Most Machine Learning algorithms require to standardize the input to have a reliable comparison between two values of different variables. For example, if you have variable one with a range of 3 to 1000 and variable two with range 1 to 3; we cannot have a good comparison since the highest value of variable two (3) is the lowest value in variable two. This inconsistency in data values leads to low performance in Machine Learning algorithms. So, it is highly recommended to standardize (normalize) your data to have the same the mean($\mu$) and the standard deviation ($\sigma$) before feeding Machine Learning algorithms. One very common Machine learning standardization (normalization) is the Z-Score:

$\Large z = \frac{x - \mu}{\sigma} $

where $ \mu = \frac{1}{n} \sum_{i=1}^n x_i$, $\sigma = \sqrt{\frac{1}{n} \sum_{i=1}^n (x_i - \mu)^2}$, $n$ is number of data. This ensures that each variable have $\mu=0$ and $\sigma=1$

This standardization should be applied for all features except the target (label). For WPD.csv data set, the target is "OIL Prod. (e3m3/month)" that should not be changed.

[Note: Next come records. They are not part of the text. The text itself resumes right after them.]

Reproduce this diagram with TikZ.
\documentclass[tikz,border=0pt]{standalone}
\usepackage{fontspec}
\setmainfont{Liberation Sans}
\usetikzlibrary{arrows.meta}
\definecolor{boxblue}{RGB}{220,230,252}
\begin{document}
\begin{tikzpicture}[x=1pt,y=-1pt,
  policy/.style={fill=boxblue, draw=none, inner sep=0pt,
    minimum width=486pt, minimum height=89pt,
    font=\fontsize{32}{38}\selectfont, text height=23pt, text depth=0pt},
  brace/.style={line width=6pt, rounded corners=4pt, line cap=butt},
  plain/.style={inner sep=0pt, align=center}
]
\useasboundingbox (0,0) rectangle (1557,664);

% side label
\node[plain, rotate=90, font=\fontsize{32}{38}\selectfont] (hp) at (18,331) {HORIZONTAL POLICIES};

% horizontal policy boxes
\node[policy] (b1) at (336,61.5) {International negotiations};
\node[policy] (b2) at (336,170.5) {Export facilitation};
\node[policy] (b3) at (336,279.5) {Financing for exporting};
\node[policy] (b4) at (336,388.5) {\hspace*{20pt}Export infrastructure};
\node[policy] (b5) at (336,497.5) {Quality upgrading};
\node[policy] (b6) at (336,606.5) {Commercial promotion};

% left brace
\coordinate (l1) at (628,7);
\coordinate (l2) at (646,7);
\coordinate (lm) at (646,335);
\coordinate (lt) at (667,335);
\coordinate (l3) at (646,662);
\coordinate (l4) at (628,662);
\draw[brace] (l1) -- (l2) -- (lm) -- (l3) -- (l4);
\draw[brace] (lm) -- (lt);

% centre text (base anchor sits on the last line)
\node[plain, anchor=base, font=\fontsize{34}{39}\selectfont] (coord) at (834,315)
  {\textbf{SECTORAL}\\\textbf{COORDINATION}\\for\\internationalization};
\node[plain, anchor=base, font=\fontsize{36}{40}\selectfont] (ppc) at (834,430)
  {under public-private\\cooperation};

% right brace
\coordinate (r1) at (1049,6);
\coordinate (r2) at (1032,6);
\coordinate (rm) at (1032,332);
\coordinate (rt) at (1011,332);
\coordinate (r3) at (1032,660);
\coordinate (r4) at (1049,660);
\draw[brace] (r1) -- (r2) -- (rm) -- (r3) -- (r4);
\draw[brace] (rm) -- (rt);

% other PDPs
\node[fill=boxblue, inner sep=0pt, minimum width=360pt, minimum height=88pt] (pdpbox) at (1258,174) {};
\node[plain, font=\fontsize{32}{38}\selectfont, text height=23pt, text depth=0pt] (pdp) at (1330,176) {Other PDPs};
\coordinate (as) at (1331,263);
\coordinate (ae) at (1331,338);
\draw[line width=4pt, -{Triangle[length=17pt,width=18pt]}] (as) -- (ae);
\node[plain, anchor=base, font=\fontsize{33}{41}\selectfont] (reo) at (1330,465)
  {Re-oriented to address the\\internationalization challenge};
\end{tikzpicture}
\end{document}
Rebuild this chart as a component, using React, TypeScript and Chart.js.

The following Python code replaces the 'Measured Depth (m)' with a z-score. This can be done for all variables.

In [25]:
from scipy.stats import zscore

mean=df_im['Measured Depth (m)'].mean()
variance=df_im['Measured Depth (m)'].var()
print("Before standardization: Mean= ",int(mean), ", variance= ",int(variance))

df_im['Measured Depth (m)'] = zscore(df_im['Measured Depth (m)'])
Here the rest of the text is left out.